Collected data:
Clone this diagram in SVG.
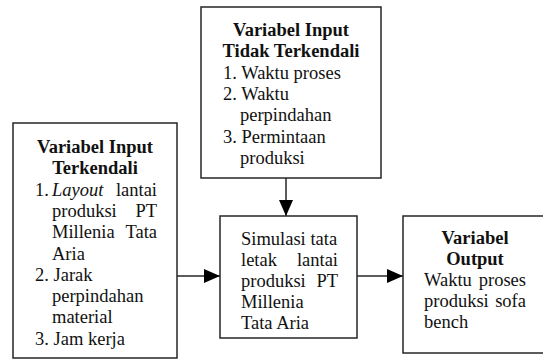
<svg xmlns="http://www.w3.org/2000/svg" width="543" height="360" viewBox="0 0 543 360">
<style>
.box{fill:#fff;stroke:#262626;stroke-width:1.5}
text{font-family:'Liberation Serif','DejaVu Serif','Times New Roman',serif;font-size:18.5px;fill:#111}
.t{font-weight:bold;text-anchor:middle}
.e{text-anchor:end}
.conn{stroke:#262626;stroke-width:1.5;fill:none}
</style>
<defs>
<marker id="ah" markerUnits="userSpaceOnUse" markerWidth="16" markerHeight="14" refX="16" refY="7" orient="auto">
<path d="M0,0 L16,7 L0,14 z" fill="#000"/>
</marker>
</defs>
<rect width="543" height="360" fill="#fff"/>
<g id="connectors">
<line class="conn" x1="286" y1="178" x2="286" y2="216" marker-end="url(#ah)"/>
<line class="conn" x1="177" y1="276" x2="220" y2="276" marker-end="url(#ah)"/>
<line class="conn" x1="357" y1="276" x2="403" y2="276" marker-end="url(#ah)"/>
</g>
<g id="input-terkendali" font-family="Liberation Serif, serif">
<rect class="box" x="13" y="123" width="164" height="235"/>
<text class="t" x="95" y="153">Variabel Input</text>
<text class="t" x="95" y="174.3">Terkendali</text>
<text x="35" y="195.6">1.</text><text x="52" y="195.6" font-style="italic">Layout</text><text class="e" x="157" y="195.6">lantai</text>
<text x="52" y="216.9">produksi</text><text class="e" x="157" y="216.9">PT</text>
<text x="52" y="238.2">Millenia</text><text class="e" x="157" y="238.2">Tata</text>
<text x="52" y="259.5">Aria</text>
<text x="35" y="280.8">2. Jarak</text>
<text x="52" y="302.1">perpindahan</text>
<text x="52" y="323.4">material</text>
<text x="35" y="344.7">3. Jam kerja</text>
</g>
<g id="input-tidak-terkendali">
<rect class="box" x="201" y="7" width="180" height="171"/>
<text class="t" x="291" y="36">Variabel Input</text>
<text class="t" x="291" y="57.3">Tidak Terkendali</text>
<text x="223" y="78.6">1. Waktu proses</text>
<text x="223" y="99.9">2. Waktu</text>
<text x="240" y="121.2">perpindahan</text>
<text x="223" y="142.5">3. Permintaan</text>
<text x="240" y="163.8">produksi</text>
</g>
<g id="simulasi">
<rect class="box" x="220" y="216" width="137" height="122"/>
<text x="241" y="245">Simulasi tata</text>
<text x="241" y="266">letak</text><text class="e" x="338" y="266">lantai</text>
<text x="241" y="287">produksi</text><text class="e" x="338" y="287">PT</text>
<text x="241" y="308">Millenia</text>
<text x="241" y="329">Tata Aria</text>
</g>
<g id="output">
<rect class="box" x="403" y="216" width="145" height="137"/>
<text class="t" x="475" y="244">Variabel</text>
<text class="t" x="475" y="265">Output</text>
<text x="424" y="286">Waktu</text><text class="e" x="526" y="286">proses</text>
<text x="424" y="307">produksi</text><text class="e" x="526" y="307">sofa</text>
<text x="424" y="328">bench</text>
</g>
</svg>
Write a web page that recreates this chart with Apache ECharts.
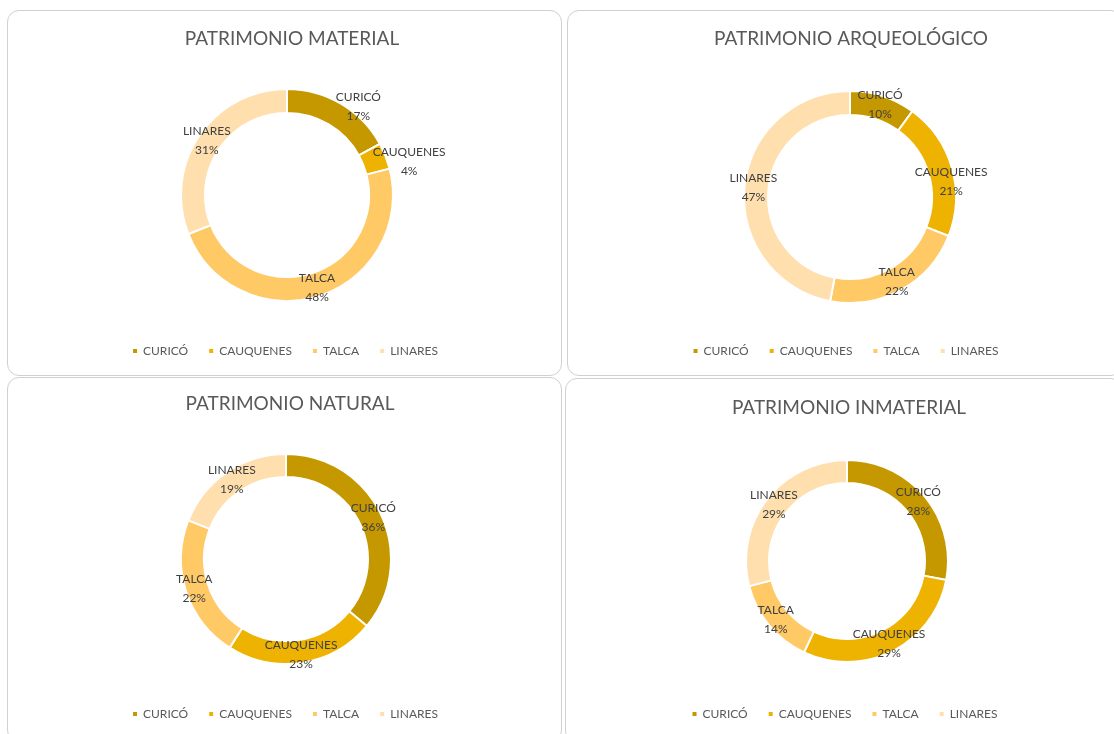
<!DOCTYPE html>
<html>
<head>
<meta charset="utf-8">
<script src="https://cdn.jsdelivr.net/npm/echarts@6/dist/echarts.min.js"></script>
<style>
  body { margin: 0; background: #fff; width: 1114px; height: 734px; overflow: hidden; position: relative; }
  .panel { position: absolute; border: 1px solid #d0d0d0; border-radius: 12px; box-sizing: border-box; background: #fff; }
</style>
</head>
<body>
<div id="chartMaterial" class="panel" style="left:7px; top:10px; width:555px; height:366px;"></div>
<div id="chartArqueo" class="panel" style="left:567px; top:10px; width:556px; height:366px;"></div>
<div id="chartNatural" class="panel" style="left:7px; top:377px; width:555px; height:365px;"></div>
<div id="chartInmaterial" class="panel" style="left:565px; top:378px; width:558px; height:365px;"></div>
<script>
// provincias
var provincias = ['CURICÓ', 'CAUQUENES', 'TALCA', 'LINARES']
var colores = ['#C59800', '#EEB200', '#FFC966', '#FFDFAE']

// porcentajes por tipo de patrimonio
var material = [17, 4, 48, 31]
var arqueologico = [10, 21, 22, 47]
var natural = [36, 23, 22, 19]
var inmaterial = [28, 29, 14, 29]

function drawDonut (id, titulo, valores, layout) {
  var myChart = echarts.init(document.getElementById(id))
  var data = []
  for (var i = 0; i < provincias.length; i++) {
    var obj = { value: valores[i], name: provincias[i], itemStyle: { color: colores[i] } }
    // etiquetas movidas a mano (como en el original)
    if (layout.offsets && layout.offsets[i]) {
      obj.label = { offset: layout.offsets[i] }
    }
    data.push(obj)
  }
  myChart.setOption({
    animation: false,
    title: {
      text: titulo,
      left: layout.titleX,
      top: layout.titleY,
      textAlign: 'center',
      textStyle: { fontFamily: 'Lato', fontSize: 19, fontWeight: 'normal', color: '#595959' }
    },
    legend: {
      data: provincias,
      left: 'center',
      top: layout.legendY,
      icon: 'rect',
      itemWidth: 6,
      itemHeight: 6,
      itemGap: 19,
      textStyle: { fontFamily: 'Lato', fontSize: 12, color: '#595959' }
    },
    series: [
      {
        name: titulo,
        type: 'pie',
        center: layout.center,
        radius: layout.radius,
        startAngle: 90,
        clockwise: true,
        percentPrecision: 0,
        itemStyle: { borderColor: '#fff', borderWidth: 2 },
        label: {
          show: true,
          position: 'inside',
          formatter: '{b}\n{d}%',
          fontFamily: 'Lato',
          fontSize: 12,
          lineHeight: 19,
          color: '#404040'
        },
        labelLine: { show: false },
        data: data
      }
    ]
  })
}

drawDonut('chartMaterial', 'PATRIMONIO MATERIAL', material,
  { titleX: 279, titleY: 13, legendY: 329, center: [279, 184], radius: [82, 106],
    offsets: [[22, -5], [32, 2], null, null] })
drawDonut('chartArqueo', 'PATRIMONIO ARQUEOLÓGICO', arqueologico,
  { titleX: 278, titleY: 13, legendY: 329, center: [282, 186], radius: [82, 106],
    offsets: [null, [8, 12], null, null] })
drawDonut('chartNatural', 'PATRIMONIO NATURAL', natural,
  { titleX: 277, titleY: 11, legendY: 325, center: [278, 181], radius: [82, 105] })
drawDonut('chartInmaterial', 'PATRIMONIO INMATERIAL', inmaterial,
  { titleX: 278, titleY: 14, legendY: 324, center: [281, 182], radius: [78, 101] })
</script>
</body>
</html>
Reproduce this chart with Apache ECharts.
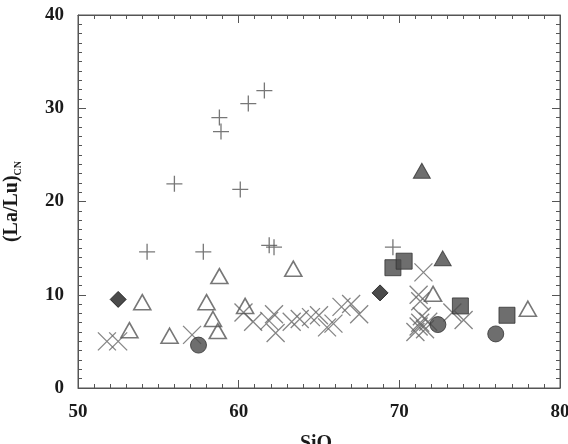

- TASK REQUIREMENTS: With the pictures omitted, reproduce the records in full and exactly.

- RESPONSE:
Clone this diagram in SVG.
<svg xmlns="http://www.w3.org/2000/svg" width="543" height="360" viewBox="0 0 543 360">
<style>
.box{fill:#fff;stroke:#262626;stroke-width:1.5}
text{font-family:'Liberation Serif','DejaVu Serif','Times New Roman',serif;font-size:18.5px;fill:#111}
.t{font-weight:bold;text-anchor:middle}
.e{text-anchor:end}
.conn{stroke:#262626;stroke-width:1.5;fill:none}
</style>
<defs>
<marker id="ah" markerUnits="userSpaceOnUse" markerWidth="16" markerHeight="14" refX="16" refY="7" orient="auto">
<path d="M0,0 L16,7 L0,14 z" fill="#000"/>
</marker>
</defs>
<rect width="543" height="360" fill="#fff"/>
<g id="connectors">
<line class="conn" x1="286" y1="178" x2="286" y2="216" marker-end="url(#ah)"/>
<line class="conn" x1="177" y1="276" x2="220" y2="276" marker-end="url(#ah)"/>
<line class="conn" x1="357" y1="276" x2="403" y2="276" marker-end="url(#ah)"/>
</g>
<g id="input-terkendali" font-family="Liberation Serif, serif">
<rect class="box" x="13" y="123" width="164" height="235"/>
<text class="t" x="95" y="153">Variabel Input</text>
<text class="t" x="95" y="174.3">Terkendali</text>
<text x="35" y="195.6">1.</text><text x="52" y="195.6" font-style="italic">Layout</text><text class="e" x="157" y="195.6">lantai</text>
<text x="52" y="216.9">produksi</text><text class="e" x="157" y="216.9">PT</text>
<text x="52" y="238.2">Millenia</text><text class="e" x="157" y="238.2">Tata</text>
<text x="52" y="259.5">Aria</text>
<text x="35" y="280.8">2. Jarak</text>
<text x="52" y="302.1">perpindahan</text>
<text x="52" y="323.4">material</text>
<text x="35" y="344.7">3. Jam kerja</text>
</g>
<g id="input-tidak-terkendali">
<rect class="box" x="201" y="7" width="180" height="171"/>
<text class="t" x="291" y="36">Variabel Input</text>
<text class="t" x="291" y="57.3">Tidak Terkendali</text>
<text x="223" y="78.6">1. Waktu proses</text>
<text x="223" y="99.9">2. Waktu</text>
<text x="240" y="121.2">perpindahan</text>
<text x="223" y="142.5">3. Permintaan</text>
<text x="240" y="163.8">produksi</text>
</g>
<g id="simulasi">
<rect class="box" x="220" y="216" width="137" height="122"/>
<text x="241" y="245">Simulasi tata</text>
<text x="241" y="266">letak</text><text class="e" x="338" y="266">lantai</text>
<text x="241" y="287">produksi</text><text class="e" x="338" y="287">PT</text>
<text x="241" y="308">Millenia</text>
<text x="241" y="329">Tata Aria</text>
</g>
<g id="output">
<rect class="box" x="403" y="216" width="145" height="137"/>
<text class="t" x="475" y="244">Variabel</text>
<text class="t" x="475" y="265">Output</text>
<text x="424" y="286">Waktu</text><text class="e" x="526" y="286">proses</text>
<text x="424" y="307">produksi</text><text class="e" x="526" y="307">sofa</text>
<text x="424" y="328">bench</text>
</g>
</svg>
Write a web page that recreates this chart with Apache ECharts.
<!DOCTYPE html>
<html>
<head>
<meta charset="utf-8">
<script src="https://cdn.jsdelivr.net/npm/echarts@6/dist/echarts.min.js"></script>
<style>
  body { margin: 0; background: #fff; width: 1114px; height: 734px; overflow: hidden; position: relative; }
  .panel { position: absolute; border: 1px solid #d0d0d0; border-radius: 12px; box-sizing: border-box; background: #fff; }
</style>
</head>
<body>
<div id="chartMaterial" class="panel" style="left:7px; top:10px; width:555px; height:366px;"></div>
<div id="chartArqueo" class="panel" style="left:567px; top:10px; width:556px; height:366px;"></div>
<div id="chartNatural" class="panel" style="left:7px; top:377px; width:555px; height:365px;"></div>
<div id="chartInmaterial" class="panel" style="left:565px; top:378px; width:558px; height:365px;"></div>
<script>
// provincias
var provincias = ['CURICÓ', 'CAUQUENES', 'TALCA', 'LINARES']
var colores = ['#C59800', '#EEB200', '#FFC966', '#FFDFAE']

// porcentajes por tipo de patrimonio
var material = [17, 4, 48, 31]
var arqueologico = [10, 21, 22, 47]
var natural = [36, 23, 22, 19]
var inmaterial = [28, 29, 14, 29]

function drawDonut (id, titulo, valores, layout) {
  var myChart = echarts.init(document.getElementById(id))
  var data = []
  for (var i = 0; i < provincias.length; i++) {
    var obj = { value: valores[i], name: provincias[i], itemStyle: { color: colores[i] } }
    // etiquetas movidas a mano (como en el original)
    if (layout.offsets && layout.offsets[i]) {
      obj.label = { offset: layout.offsets[i] }
    }
    data.push(obj)
  }
  myChart.setOption({
    animation: false,
    title: {
      text: titulo,
      left: layout.titleX,
      top: layout.titleY,
      textAlign: 'center',
      textStyle: { fontFamily: 'Lato', fontSize: 19, fontWeight: 'normal', color: '#595959' }
    },
    legend: {
      data: provincias,
      left: 'center',
      top: layout.legendY,
      icon: 'rect',
      itemWidth: 6,
      itemHeight: 6,
      itemGap: 19,
      textStyle: { fontFamily: 'Lato', fontSize: 12, color: '#595959' }
    },
    series: [
      {
        name: titulo,
        type: 'pie',
        center: layout.center,
        radius: layout.radius,
        startAngle: 90,
        clockwise: true,
        percentPrecision: 0,
        itemStyle: { borderColor: '#fff', borderWidth: 2 },
        label: {
          show: true,
          position: 'inside',
          formatter: '{b}\n{d}%',
          fontFamily: 'Lato',
          fontSize: 12,
          lineHeight: 19,
          color: '#404040'
        },
        labelLine: { show: false },
        data: data
      }
    ]
  })
}

drawDonut('chartMaterial', 'PATRIMONIO MATERIAL', material,
  { titleX: 279, titleY: 13, legendY: 329, center: [279, 184], radius: [82, 106],
    offsets: [[22, -5], [32, 2], null, null] })
drawDonut('chartArqueo', 'PATRIMONIO ARQUEOLÓGICO', arqueologico,
  { titleX: 278, titleY: 13, legendY: 329, center: [282, 186], radius: [82, 106],
    offsets: [null, [8, 12], null, null] })
drawDonut('chartNatural', 'PATRIMONIO NATURAL', natural,
  { titleX: 277, titleY: 11, legendY: 325, center: [278, 181], radius: [82, 105] })
drawDonut('chartInmaterial', 'PATRIMONIO INMATERIAL', inmaterial,
  { titleX: 278, titleY: 14, legendY: 324, center: [281, 182], radius: [78, 101] })
</script>
</body>
</html>
Reproduce this chart with Apache ECharts.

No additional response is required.